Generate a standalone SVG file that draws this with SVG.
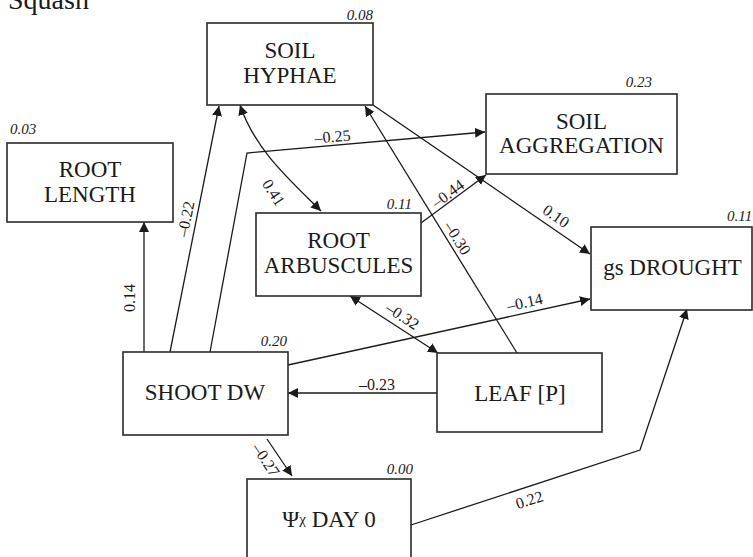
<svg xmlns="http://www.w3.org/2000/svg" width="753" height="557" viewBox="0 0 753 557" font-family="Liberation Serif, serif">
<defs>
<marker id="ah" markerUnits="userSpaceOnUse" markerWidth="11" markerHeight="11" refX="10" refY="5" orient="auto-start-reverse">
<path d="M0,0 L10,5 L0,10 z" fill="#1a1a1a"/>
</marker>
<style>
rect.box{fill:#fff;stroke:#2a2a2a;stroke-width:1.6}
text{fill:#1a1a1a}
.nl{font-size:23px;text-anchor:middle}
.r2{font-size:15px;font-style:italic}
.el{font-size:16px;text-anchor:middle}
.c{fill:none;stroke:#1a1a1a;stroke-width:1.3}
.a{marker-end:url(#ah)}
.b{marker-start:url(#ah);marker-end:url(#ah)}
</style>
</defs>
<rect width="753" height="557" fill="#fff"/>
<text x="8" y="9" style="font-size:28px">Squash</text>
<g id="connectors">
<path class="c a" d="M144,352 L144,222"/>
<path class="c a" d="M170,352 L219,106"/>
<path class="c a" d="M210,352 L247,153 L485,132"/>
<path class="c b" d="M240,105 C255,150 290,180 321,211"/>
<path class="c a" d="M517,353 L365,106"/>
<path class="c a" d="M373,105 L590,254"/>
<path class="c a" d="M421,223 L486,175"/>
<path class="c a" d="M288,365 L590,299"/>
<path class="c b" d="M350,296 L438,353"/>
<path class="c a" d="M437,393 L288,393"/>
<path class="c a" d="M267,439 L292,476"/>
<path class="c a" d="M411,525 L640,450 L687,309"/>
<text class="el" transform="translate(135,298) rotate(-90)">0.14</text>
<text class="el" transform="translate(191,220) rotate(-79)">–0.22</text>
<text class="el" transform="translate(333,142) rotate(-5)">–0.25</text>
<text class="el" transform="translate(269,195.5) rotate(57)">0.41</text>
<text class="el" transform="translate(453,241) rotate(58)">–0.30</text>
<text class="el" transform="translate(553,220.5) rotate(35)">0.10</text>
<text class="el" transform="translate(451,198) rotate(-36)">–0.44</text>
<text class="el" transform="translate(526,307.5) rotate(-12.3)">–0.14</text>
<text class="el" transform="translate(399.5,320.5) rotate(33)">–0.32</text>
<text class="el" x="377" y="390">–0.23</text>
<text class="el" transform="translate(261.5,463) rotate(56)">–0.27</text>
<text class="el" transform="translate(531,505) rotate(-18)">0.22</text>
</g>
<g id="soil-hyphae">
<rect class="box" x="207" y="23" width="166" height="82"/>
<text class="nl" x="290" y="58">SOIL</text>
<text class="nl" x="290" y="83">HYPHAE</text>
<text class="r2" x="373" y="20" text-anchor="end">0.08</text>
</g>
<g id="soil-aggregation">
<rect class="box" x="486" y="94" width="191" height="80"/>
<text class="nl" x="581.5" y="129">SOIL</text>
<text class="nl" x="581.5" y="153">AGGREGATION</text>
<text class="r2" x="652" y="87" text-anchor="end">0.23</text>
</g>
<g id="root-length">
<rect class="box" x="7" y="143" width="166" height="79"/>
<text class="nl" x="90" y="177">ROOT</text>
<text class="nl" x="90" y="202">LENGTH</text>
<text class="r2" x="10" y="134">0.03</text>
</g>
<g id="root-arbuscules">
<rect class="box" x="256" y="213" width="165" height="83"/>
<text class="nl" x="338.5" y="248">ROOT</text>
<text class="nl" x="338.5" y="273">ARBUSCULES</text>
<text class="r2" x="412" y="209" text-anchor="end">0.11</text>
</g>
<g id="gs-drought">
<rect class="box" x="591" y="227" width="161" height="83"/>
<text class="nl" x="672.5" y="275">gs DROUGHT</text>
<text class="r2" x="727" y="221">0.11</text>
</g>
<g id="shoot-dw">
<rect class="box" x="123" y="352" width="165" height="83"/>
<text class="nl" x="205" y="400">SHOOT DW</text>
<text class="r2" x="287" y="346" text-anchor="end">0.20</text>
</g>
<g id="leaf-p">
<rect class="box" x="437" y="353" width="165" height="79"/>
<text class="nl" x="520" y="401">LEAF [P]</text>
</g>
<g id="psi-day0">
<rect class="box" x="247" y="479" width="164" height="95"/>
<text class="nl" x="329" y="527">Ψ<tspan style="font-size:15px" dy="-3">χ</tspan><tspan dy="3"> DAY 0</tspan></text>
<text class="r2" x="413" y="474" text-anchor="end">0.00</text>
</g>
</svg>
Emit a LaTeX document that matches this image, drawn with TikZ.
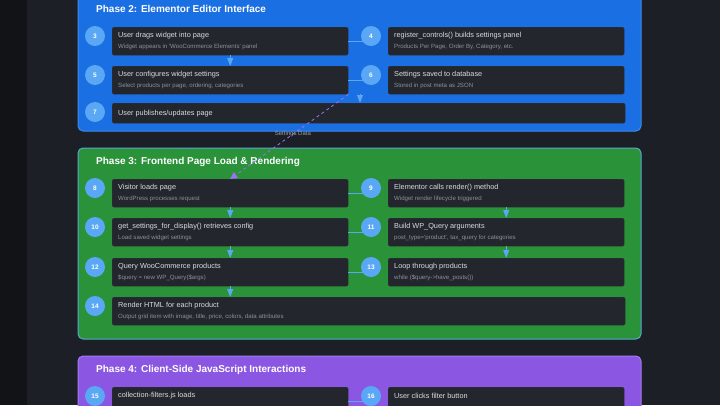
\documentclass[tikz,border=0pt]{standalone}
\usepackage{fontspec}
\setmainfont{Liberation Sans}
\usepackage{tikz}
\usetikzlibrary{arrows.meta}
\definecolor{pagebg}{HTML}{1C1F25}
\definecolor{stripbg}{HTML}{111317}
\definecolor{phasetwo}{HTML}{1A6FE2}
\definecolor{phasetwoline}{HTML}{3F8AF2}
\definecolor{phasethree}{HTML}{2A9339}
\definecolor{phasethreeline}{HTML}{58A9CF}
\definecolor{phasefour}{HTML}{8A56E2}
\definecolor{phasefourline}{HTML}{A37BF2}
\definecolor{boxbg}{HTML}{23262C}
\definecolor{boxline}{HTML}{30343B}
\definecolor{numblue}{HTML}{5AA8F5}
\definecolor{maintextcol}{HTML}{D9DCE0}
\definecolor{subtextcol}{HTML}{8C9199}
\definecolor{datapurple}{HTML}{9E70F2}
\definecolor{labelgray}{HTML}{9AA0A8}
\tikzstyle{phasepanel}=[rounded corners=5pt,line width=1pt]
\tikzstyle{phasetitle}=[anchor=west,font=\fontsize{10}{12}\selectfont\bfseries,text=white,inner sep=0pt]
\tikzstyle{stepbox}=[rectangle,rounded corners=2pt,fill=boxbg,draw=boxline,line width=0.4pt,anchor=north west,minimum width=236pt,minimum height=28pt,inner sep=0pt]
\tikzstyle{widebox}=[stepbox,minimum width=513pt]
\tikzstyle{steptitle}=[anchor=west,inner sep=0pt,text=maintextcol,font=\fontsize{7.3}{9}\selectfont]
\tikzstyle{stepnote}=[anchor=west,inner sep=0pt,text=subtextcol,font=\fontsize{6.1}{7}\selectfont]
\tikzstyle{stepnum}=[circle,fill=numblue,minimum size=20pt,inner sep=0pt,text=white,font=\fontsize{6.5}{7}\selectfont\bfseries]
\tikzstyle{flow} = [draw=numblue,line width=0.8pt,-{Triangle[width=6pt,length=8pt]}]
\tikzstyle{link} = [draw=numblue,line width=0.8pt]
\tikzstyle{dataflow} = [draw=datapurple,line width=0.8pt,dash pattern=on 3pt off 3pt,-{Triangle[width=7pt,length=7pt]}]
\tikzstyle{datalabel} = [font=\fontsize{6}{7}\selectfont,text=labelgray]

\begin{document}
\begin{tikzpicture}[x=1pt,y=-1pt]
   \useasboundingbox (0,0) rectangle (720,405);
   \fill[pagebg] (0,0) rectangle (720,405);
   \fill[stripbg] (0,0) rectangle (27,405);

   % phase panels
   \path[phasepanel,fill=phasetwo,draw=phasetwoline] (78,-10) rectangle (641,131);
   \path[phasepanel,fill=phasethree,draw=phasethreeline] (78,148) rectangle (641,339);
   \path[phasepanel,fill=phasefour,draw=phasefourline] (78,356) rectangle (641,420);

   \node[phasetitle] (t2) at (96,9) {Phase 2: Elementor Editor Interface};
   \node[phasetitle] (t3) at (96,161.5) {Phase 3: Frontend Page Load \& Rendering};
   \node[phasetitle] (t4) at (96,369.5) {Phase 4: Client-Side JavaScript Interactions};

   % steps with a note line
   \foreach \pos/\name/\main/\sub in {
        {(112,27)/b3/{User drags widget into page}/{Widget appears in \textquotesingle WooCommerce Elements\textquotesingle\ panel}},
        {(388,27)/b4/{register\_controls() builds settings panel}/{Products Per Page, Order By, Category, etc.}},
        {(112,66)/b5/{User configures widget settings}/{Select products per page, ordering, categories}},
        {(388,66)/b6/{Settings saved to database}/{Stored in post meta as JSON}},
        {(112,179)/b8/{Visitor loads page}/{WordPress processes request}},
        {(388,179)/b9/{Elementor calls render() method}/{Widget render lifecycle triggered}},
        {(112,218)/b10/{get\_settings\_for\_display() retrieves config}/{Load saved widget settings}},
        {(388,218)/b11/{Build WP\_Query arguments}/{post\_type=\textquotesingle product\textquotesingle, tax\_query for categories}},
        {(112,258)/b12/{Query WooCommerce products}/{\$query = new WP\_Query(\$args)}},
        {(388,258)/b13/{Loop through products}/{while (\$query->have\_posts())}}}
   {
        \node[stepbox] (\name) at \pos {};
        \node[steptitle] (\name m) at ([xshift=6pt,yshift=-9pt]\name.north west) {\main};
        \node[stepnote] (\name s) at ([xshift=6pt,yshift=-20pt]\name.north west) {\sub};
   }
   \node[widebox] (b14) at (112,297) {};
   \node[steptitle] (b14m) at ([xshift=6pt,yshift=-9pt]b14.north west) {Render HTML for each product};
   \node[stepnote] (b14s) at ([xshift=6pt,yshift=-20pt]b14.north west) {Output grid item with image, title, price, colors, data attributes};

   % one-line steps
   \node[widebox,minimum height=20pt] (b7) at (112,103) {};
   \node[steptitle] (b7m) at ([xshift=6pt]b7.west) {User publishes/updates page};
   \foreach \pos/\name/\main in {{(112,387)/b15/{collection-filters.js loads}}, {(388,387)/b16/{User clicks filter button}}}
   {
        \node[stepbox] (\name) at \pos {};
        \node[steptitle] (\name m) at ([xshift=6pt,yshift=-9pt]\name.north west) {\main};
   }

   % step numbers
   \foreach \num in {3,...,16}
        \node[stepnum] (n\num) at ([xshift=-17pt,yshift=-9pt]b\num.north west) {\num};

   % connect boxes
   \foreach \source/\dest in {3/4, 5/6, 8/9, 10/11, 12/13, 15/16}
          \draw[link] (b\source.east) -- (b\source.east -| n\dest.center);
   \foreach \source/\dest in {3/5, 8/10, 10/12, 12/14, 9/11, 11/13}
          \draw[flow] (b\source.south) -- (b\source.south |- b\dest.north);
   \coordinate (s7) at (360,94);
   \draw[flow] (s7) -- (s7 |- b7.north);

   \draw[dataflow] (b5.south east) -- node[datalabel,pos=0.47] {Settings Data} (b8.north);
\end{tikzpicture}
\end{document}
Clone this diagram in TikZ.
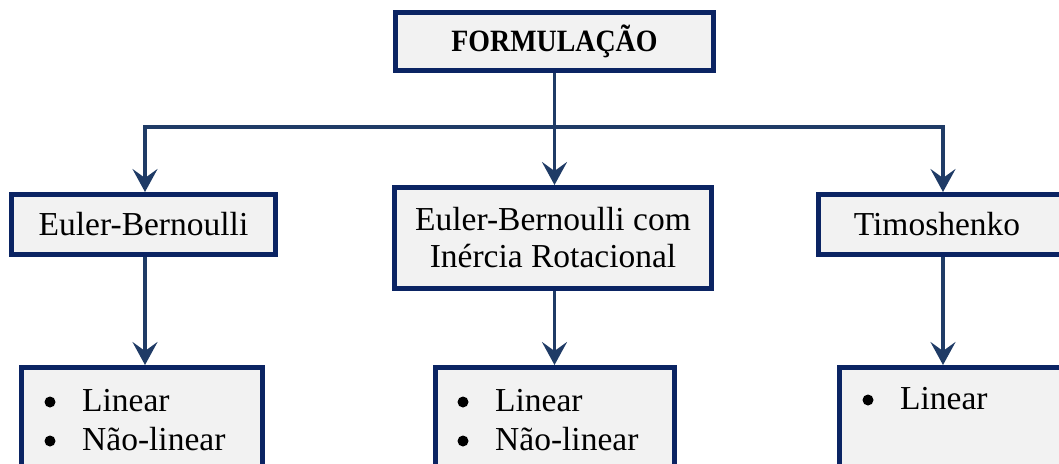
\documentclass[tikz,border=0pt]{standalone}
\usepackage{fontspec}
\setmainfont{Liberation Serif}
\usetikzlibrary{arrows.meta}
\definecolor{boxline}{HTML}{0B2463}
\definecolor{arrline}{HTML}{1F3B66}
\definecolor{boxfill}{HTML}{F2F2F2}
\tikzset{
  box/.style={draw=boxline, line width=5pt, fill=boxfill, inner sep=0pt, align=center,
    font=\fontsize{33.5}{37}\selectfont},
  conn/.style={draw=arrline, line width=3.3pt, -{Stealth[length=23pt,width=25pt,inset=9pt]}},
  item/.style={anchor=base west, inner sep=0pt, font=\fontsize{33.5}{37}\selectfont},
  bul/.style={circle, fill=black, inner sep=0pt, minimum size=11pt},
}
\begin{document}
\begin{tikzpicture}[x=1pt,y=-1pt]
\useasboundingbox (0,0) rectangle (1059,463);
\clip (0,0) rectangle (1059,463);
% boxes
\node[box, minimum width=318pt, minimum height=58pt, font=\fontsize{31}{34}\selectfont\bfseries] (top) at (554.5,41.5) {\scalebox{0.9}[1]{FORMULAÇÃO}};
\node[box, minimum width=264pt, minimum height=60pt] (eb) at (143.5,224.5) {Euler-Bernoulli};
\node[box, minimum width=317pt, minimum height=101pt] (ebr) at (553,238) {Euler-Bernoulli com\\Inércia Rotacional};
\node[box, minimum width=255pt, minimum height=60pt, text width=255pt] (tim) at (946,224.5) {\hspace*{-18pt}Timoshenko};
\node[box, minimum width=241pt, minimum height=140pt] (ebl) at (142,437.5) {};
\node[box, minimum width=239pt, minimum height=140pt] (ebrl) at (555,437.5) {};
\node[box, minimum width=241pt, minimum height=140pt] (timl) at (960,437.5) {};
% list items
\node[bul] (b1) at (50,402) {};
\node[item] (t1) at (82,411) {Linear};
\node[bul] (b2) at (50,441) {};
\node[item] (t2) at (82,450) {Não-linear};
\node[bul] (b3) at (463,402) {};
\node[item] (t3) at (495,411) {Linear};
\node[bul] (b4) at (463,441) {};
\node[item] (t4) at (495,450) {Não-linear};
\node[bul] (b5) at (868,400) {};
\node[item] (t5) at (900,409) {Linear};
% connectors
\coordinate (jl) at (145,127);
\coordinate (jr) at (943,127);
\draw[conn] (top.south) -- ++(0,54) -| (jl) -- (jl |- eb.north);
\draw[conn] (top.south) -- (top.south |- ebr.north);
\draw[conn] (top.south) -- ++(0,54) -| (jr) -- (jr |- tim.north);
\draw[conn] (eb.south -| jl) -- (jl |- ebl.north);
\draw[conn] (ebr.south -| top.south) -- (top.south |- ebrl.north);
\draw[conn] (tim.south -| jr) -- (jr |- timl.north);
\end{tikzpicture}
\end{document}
- - -
Exercise objective: Examine the records and pull out every line where the string "that" occurs.

Completed task:
Generate a standalone SVG file that draws this with SVG.
Emit a LaTeX document that matches this image, drawn with TikZ.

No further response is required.